Obama's explicit embrace of nuclear and natural gas broadens the political appeal of his energy policies. Sen. Lamar Alexander last year advocated a nuclear renewal and the electrification of America's cars and trucks. Sen. Lisa Murkowski gave a speech calling for a stronger innovation push on all of America's energy sources.

Energy innovation policies modeled after the military procurement policies that resulted in jet turbines and microchips may have more appeal than those policies modeled after agricultural price subsidies. "I'm proud to announce," said Obama, "that the Department of Defense, the world's largest consumer of energy, will make one of the largest commitments to clean energy in history—with the Navy purchasing enough capacity to power a quarter of a million homes a year."

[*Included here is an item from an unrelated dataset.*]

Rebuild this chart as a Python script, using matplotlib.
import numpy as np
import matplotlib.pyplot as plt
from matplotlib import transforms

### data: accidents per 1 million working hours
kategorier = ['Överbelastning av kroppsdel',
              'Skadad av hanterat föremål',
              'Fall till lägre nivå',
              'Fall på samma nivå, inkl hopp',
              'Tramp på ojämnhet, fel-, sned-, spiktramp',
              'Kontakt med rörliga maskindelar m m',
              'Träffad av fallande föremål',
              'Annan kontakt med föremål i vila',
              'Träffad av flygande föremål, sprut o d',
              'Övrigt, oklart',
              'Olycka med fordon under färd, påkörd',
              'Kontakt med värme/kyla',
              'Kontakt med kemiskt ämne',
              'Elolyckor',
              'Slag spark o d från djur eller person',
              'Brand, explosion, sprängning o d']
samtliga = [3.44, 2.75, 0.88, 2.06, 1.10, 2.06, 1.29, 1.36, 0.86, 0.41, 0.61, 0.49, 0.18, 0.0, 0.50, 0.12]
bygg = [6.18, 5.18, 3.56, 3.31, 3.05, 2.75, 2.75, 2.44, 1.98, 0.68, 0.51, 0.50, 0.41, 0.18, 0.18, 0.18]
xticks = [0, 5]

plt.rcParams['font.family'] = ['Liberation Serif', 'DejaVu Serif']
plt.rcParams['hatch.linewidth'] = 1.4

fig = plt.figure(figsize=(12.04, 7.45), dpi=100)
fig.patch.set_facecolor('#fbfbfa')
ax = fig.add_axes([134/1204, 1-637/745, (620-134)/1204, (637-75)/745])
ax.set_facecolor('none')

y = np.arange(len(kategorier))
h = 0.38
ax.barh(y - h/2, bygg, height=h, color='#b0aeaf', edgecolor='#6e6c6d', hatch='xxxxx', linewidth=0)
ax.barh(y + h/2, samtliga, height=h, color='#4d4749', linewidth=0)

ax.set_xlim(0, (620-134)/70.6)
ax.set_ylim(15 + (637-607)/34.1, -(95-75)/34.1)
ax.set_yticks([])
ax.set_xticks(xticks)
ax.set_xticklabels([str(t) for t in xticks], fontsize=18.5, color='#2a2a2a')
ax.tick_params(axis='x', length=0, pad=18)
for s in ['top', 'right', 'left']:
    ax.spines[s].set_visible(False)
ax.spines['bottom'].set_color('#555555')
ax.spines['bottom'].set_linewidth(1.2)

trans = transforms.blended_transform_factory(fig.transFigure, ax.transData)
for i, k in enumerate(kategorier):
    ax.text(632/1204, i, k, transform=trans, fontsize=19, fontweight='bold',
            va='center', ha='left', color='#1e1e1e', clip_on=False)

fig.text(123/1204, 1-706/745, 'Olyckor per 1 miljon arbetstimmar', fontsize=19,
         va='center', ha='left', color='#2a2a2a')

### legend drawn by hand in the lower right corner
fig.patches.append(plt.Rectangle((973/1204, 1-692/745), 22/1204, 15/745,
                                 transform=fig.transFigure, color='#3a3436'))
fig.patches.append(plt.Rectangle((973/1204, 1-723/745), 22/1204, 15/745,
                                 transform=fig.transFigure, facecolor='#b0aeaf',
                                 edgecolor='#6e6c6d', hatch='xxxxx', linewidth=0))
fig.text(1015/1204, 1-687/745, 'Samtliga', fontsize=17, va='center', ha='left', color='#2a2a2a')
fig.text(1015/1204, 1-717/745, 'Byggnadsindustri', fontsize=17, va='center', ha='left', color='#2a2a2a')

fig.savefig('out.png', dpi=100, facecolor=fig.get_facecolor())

Other conservatives are talking back to both the skepticism of the right and the apocalypse talk of the left. "A theory about the role of carbon dioxide in climate patterns has joined abortion and gay marriage as a culture war controversy," wrote former George W. Bush speech writer and Washington Post columnist, Michael Gerson, last week. "Climate scientists are attacked as greenshirts and watermelons (green on the outside, red on the inside). Skeptics are derided as flat-earthers. Reputations are assaulted and the e-mails of scientists hacked."

Gerson drew on our 2011 speech, "Why Climate Science Divides Us But Energy Technology Unites Us," to argue:

Many political liberals have seized on climate disruption as an excuse for policies they supported long before climate science became compelling—greater federal regulation and mandated lifestyle changes. Conservatives have also tended to equate climate science with liberal policies and therefore reject both.

Gerson and Tierney are not alone. Last August, Jonathan Adler, a professor at Case Western and a contributor to The National Review and the Wall Street Journal, defended New Jersey's Republican Governor Chris Christie against skeptics for accepting the reality of climate change but rejecting regional emissions trading. "Conservatives embrace an anti-scientific know-nothingism whereby scientific claims are to be evaluated not by scientific evidence but their political implications," wrote Adler.

To be sure, there will always be climate skeptics who attempt to shout down Republican leaders who acknowledge the reality of global warming, and hardcore conservatives who oppose any public investment beyond basic research -- just as there will always be greens who insist that anything other than economy-wide pollution caps will, literally, be the end of the world.

But it now appears that the influence of the extremes over their parties is giving way to a new pragmatism, one that holds the possibility of becoming a lasting consensus in favor of policies that a majority of Americans might support, even if for somewhat different reasons.